§ **Source material**:
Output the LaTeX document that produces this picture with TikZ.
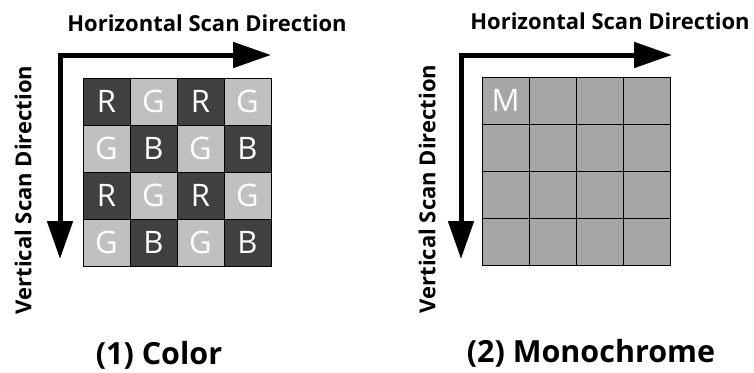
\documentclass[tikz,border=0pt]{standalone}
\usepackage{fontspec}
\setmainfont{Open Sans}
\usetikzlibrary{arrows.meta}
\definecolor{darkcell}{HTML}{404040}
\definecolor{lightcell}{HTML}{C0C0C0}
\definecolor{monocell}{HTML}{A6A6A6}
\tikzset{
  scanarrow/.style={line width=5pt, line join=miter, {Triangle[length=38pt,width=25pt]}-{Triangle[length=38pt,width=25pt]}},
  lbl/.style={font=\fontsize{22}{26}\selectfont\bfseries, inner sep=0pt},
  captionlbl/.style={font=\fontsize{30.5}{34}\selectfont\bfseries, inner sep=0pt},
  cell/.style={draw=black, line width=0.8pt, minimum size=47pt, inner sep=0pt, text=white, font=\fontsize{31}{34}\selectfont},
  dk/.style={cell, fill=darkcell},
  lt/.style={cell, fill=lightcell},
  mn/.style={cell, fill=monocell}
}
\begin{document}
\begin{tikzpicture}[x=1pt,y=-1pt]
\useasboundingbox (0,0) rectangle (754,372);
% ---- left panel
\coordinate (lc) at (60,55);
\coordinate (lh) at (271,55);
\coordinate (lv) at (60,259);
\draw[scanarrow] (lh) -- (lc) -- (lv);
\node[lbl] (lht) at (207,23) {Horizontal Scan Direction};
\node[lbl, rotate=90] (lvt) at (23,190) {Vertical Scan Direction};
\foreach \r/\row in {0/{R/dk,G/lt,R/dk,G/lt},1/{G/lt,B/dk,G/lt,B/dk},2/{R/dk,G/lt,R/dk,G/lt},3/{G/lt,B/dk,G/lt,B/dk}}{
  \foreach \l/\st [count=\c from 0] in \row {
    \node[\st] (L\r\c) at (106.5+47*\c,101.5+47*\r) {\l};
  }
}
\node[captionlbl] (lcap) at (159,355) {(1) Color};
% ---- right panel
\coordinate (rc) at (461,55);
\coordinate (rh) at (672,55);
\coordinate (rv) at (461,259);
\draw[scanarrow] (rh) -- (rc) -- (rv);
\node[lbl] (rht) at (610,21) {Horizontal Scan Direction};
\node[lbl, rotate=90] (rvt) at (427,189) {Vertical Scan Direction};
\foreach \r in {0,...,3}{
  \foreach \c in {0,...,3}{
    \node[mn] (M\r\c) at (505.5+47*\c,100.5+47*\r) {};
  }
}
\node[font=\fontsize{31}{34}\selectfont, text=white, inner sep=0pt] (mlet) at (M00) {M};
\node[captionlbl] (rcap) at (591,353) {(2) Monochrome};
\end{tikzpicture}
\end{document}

§ **Aim of the task**:
Leave out the pictures and transcribe everything else exactly.

§ **Answer to the task**:
Output the LaTeX document that produces this picture with TikZ.
\documentclass[tikz,border=0pt]{standalone}
\usepackage{fontspec}
\setmainfont{Open Sans}
\usetikzlibrary{arrows.meta}
\definecolor{darkcell}{HTML}{404040}
\definecolor{lightcell}{HTML}{C0C0C0}
\definecolor{monocell}{HTML}{A6A6A6}
\tikzset{
  scanarrow/.style={line width=5pt, line join=miter, {Triangle[length=38pt,width=25pt]}-{Triangle[length=38pt,width=25pt]}},
  lbl/.style={font=\fontsize{22}{26}\selectfont\bfseries, inner sep=0pt},
  captionlbl/.style={font=\fontsize{30.5}{34}\selectfont\bfseries, inner sep=0pt},
  cell/.style={draw=black, line width=0.8pt, minimum size=47pt, inner sep=0pt, text=white, font=\fontsize{31}{34}\selectfont},
  dk/.style={cell, fill=darkcell},
  lt/.style={cell, fill=lightcell},
  mn/.style={cell, fill=monocell}
}
\begin{document}
\begin{tikzpicture}[x=1pt,y=-1pt]
\useasboundingbox (0,0) rectangle (754,372);
% ---- left panel
\coordinate (lc) at (60,55);
\coordinate (lh) at (271,55);
\coordinate (lv) at (60,259);
\draw[scanarrow] (lh) -- (lc) -- (lv);
\node[lbl] (lht) at (207,23) {Horizontal Scan Direction};
\node[lbl, rotate=90] (lvt) at (23,190) {Vertical Scan Direction};
\foreach \r/\row in {0/{R/dk,G/lt,R/dk,G/lt},1/{G/lt,B/dk,G/lt,B/dk},2/{R/dk,G/lt,R/dk,G/lt},3/{G/lt,B/dk,G/lt,B/dk}}{
  \foreach \l/\st [count=\c from 0] in \row {
    \node[\st] (L\r\c) at (106.5+47*\c,101.5+47*\r) {\l};
  }
}
\node[captionlbl] (lcap) at (159,355) {(1) Color};
% ---- right panel
\coordinate (rc) at (461,55);
\coordinate (rh) at (672,55);
\coordinate (rv) at (461,259);
\draw[scanarrow] (rh) -- (rc) -- (rv);
\node[lbl] (rht) at (610,21) {Horizontal Scan Direction};
\node[lbl, rotate=90] (rvt) at (427,189) {Vertical Scan Direction};
\foreach \r in {0,...,3}{
  \foreach \c in {0,...,3}{
    \node[mn] (M\r\c) at (505.5+47*\c,100.5+47*\r) {};
  }
}
\node[font=\fontsize{31}{34}\selectfont, text=white, inner sep=0pt] (mlet) at (M00) {M};
\node[captionlbl] (rcap) at (591,353) {(2) Monochrome};
\end{tikzpicture}
\end{document}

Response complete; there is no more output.